Lawrence Waldron
Lawrence Waldron received his primary and secondary education in Trinidad, at Our Lady of Fatima in Laventille, and St. Mary’s College in Port-of-Spain respectively, before moving to New York in 1985. In 1993, he graduated from New York’s St. John's University with a BFA in Fine Arts, and attained an MFA in Illustration from School of Visual Arts in 1998. From 2000 to 2010 he did Ph.D. studies at the City University of New York’s Graduate Center in the subject of Pre-Columbian art and architecture, with minor concentrations in “Non-Western” (i.e., African, Asian, Native North American and Pacific Islander topics), Latin American and Modern art. He received his Ph.D. in 2010 after successfully defending his dissertation on early Amerindian ceramics of the Lesser Antilles.

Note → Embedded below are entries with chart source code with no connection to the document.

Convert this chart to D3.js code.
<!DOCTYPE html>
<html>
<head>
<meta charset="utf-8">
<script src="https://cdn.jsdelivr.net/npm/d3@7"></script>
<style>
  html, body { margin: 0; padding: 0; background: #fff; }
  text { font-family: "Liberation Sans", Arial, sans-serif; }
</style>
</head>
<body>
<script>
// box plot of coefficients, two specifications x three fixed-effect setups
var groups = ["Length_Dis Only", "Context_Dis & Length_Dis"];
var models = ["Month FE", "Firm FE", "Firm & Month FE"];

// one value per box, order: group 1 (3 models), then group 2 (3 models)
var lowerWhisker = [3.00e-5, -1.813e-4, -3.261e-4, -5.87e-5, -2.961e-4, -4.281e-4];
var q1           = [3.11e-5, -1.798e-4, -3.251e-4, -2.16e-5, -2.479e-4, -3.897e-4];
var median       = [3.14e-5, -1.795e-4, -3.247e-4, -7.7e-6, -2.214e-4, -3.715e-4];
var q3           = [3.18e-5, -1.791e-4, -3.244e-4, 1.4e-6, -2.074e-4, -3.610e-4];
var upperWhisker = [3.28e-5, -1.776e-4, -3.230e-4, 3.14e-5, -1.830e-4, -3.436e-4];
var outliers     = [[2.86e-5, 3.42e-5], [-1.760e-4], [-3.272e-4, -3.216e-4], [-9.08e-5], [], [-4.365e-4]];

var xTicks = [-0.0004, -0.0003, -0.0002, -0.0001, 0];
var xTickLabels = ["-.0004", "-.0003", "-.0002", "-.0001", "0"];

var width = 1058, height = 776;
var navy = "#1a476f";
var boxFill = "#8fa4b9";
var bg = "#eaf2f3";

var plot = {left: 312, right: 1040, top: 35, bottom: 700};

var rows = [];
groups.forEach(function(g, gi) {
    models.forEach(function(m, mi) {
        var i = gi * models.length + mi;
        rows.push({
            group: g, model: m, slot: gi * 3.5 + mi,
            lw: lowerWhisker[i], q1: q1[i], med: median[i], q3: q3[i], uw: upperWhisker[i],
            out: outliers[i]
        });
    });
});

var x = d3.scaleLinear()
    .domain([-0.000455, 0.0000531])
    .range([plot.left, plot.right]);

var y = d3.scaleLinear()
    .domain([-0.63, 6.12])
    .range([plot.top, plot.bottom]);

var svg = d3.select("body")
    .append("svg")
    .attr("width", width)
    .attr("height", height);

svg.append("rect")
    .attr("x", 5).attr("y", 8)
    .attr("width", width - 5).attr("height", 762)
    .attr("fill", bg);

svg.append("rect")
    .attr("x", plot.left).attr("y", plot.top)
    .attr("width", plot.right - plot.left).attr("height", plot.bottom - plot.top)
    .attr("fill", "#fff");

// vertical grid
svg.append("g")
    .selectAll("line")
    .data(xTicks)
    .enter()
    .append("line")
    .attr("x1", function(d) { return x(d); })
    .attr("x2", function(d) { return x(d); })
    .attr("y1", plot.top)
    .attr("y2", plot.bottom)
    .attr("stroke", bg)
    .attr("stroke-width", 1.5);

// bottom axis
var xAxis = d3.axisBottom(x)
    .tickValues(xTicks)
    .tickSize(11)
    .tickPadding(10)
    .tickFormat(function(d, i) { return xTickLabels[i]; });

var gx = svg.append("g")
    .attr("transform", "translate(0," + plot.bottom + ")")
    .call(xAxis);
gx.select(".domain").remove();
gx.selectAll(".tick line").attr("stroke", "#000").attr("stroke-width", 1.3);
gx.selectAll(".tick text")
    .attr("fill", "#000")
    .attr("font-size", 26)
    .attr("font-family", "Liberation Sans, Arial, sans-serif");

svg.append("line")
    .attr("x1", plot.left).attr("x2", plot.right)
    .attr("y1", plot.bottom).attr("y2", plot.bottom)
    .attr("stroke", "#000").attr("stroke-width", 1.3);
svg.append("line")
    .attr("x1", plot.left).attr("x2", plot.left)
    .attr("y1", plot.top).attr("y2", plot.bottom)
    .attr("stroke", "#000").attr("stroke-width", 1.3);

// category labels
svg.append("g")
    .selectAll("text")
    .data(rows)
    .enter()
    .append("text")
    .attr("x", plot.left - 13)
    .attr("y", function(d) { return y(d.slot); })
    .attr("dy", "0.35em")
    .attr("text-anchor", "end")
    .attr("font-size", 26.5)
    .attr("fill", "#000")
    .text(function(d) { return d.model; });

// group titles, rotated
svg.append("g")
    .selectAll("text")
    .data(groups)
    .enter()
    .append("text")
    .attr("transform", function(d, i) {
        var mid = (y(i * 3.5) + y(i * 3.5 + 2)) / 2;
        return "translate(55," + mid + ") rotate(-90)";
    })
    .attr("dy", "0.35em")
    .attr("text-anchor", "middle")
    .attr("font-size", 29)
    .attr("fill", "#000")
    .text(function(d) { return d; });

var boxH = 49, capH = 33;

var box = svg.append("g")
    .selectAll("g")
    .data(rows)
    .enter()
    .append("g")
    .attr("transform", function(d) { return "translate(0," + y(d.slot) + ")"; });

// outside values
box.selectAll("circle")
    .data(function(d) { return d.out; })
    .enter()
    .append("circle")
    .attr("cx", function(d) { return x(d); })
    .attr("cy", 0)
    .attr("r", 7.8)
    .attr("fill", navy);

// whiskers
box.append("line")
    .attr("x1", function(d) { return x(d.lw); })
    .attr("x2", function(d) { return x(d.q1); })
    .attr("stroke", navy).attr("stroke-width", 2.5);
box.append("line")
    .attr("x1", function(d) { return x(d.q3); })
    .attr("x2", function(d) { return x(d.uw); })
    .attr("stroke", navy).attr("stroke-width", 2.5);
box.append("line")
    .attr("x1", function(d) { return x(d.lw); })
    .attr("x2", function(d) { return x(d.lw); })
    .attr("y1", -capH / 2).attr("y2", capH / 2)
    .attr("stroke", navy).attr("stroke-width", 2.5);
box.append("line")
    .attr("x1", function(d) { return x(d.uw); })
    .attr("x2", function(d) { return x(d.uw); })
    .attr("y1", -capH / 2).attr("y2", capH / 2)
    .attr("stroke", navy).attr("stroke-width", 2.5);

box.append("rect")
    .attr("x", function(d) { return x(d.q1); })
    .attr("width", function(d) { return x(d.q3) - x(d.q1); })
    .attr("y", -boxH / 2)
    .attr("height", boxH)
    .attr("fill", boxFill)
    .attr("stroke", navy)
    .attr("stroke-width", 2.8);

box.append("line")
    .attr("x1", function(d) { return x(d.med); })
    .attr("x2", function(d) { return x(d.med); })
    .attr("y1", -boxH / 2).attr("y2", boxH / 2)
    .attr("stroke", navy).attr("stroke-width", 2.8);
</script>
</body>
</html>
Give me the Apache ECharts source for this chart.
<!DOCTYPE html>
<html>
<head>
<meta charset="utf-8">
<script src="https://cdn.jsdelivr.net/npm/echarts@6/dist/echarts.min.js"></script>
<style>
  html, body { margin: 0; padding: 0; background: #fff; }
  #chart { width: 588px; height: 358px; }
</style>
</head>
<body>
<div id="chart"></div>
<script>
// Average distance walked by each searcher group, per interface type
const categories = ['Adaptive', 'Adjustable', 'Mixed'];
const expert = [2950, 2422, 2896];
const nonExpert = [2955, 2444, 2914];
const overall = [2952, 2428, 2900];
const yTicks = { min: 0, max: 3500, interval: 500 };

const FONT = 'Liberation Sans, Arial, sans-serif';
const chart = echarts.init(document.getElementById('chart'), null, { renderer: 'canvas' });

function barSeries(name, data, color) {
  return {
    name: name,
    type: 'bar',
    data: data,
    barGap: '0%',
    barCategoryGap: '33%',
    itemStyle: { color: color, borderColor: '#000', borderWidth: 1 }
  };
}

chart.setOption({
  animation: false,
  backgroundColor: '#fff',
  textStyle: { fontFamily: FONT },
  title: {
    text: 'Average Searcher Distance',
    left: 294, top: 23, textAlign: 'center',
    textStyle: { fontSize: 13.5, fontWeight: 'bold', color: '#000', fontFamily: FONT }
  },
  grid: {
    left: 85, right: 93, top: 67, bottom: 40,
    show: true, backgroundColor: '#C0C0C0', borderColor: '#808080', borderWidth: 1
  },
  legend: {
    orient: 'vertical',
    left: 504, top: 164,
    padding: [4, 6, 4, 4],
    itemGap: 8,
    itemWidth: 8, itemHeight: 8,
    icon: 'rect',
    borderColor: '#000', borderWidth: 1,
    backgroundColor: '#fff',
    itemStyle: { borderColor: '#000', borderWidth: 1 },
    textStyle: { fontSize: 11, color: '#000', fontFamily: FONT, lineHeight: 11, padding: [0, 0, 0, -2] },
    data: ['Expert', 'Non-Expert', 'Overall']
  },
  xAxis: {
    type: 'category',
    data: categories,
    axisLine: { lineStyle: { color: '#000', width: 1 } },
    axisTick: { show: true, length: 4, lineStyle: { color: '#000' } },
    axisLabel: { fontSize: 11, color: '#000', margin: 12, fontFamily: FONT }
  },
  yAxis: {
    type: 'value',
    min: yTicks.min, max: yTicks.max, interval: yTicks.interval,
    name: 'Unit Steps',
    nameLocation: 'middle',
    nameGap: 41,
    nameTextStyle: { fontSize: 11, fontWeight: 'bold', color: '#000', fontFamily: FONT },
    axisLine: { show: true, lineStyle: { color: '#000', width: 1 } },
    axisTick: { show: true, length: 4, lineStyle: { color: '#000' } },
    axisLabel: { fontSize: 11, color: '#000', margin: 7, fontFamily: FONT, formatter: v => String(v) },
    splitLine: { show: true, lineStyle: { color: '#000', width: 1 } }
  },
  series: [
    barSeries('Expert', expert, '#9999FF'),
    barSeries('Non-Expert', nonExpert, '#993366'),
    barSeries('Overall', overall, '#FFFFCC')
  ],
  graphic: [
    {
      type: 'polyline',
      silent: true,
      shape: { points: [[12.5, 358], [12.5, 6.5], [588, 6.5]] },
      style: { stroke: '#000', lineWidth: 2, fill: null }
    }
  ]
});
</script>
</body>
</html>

For over a decade, Waldron has been an exhibiting artist, and an instructor of art history and studio art at St. John’s and the City University of New York. He has published and presented at conferences several essays on the arts of the ancient Americas; the colonial and modern Caribbean; South Asia and Southeast Asia; and Islamic Spain and Africa. He is currently conducting research on the architecture and music of Trinidad and Tobago alongside his ongoing research on the Pre-Columbian Caribbean.
He is a member of the International Association for Caribbean Archaeology, the Caribbean Studies Association and the Art Society of Trinidad and Tobago.